[Start Supplied data]
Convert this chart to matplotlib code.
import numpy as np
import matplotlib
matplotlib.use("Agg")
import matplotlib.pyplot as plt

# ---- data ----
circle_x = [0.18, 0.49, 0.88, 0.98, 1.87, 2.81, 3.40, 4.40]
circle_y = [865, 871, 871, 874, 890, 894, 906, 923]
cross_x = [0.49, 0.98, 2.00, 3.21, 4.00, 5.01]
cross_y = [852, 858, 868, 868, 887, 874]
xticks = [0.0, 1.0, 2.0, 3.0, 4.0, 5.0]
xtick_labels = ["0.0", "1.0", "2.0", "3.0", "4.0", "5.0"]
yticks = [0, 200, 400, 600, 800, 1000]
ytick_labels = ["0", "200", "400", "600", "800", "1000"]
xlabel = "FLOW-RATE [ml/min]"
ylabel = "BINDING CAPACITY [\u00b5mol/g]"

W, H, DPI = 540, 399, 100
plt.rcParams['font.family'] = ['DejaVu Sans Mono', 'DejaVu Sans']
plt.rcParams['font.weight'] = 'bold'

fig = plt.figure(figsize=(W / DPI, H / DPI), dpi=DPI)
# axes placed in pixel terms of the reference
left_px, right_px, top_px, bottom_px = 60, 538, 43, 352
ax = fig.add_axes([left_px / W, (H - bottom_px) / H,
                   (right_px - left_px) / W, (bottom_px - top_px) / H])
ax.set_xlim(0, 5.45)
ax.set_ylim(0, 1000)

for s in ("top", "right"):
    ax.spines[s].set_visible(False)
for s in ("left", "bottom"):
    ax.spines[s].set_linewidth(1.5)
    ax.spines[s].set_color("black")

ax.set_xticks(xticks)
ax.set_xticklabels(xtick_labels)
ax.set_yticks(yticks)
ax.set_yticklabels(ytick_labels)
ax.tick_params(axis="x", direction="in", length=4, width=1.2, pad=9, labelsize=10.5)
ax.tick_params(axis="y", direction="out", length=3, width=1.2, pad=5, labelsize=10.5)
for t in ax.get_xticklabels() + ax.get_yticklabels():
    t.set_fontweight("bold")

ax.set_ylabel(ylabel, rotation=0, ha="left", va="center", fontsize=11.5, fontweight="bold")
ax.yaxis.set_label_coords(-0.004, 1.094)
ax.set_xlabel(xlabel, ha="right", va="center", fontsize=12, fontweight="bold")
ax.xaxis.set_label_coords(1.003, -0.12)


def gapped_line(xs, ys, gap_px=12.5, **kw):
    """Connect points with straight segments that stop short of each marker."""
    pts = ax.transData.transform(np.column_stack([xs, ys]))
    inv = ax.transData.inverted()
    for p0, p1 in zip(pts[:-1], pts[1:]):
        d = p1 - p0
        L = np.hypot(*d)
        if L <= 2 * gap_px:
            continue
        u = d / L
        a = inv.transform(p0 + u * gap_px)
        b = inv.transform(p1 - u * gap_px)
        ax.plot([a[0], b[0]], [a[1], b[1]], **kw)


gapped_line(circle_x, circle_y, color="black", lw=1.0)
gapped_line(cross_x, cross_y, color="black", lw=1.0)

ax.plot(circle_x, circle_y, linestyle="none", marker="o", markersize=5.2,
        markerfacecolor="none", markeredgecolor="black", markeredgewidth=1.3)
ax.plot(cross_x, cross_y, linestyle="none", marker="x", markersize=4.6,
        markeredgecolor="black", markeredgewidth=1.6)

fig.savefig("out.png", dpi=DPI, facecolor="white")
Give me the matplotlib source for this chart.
[End Supplied data]
▸ Set task
Repeat only the lines above, from the first line of the entries through the line that contains "import matplotlib.pyplot as plt", including both ends.

▸ Exercise output
Convert this chart to matplotlib code.
import numpy as np
import matplotlib
matplotlib.use("Agg")
import matplotlib.pyplot as plt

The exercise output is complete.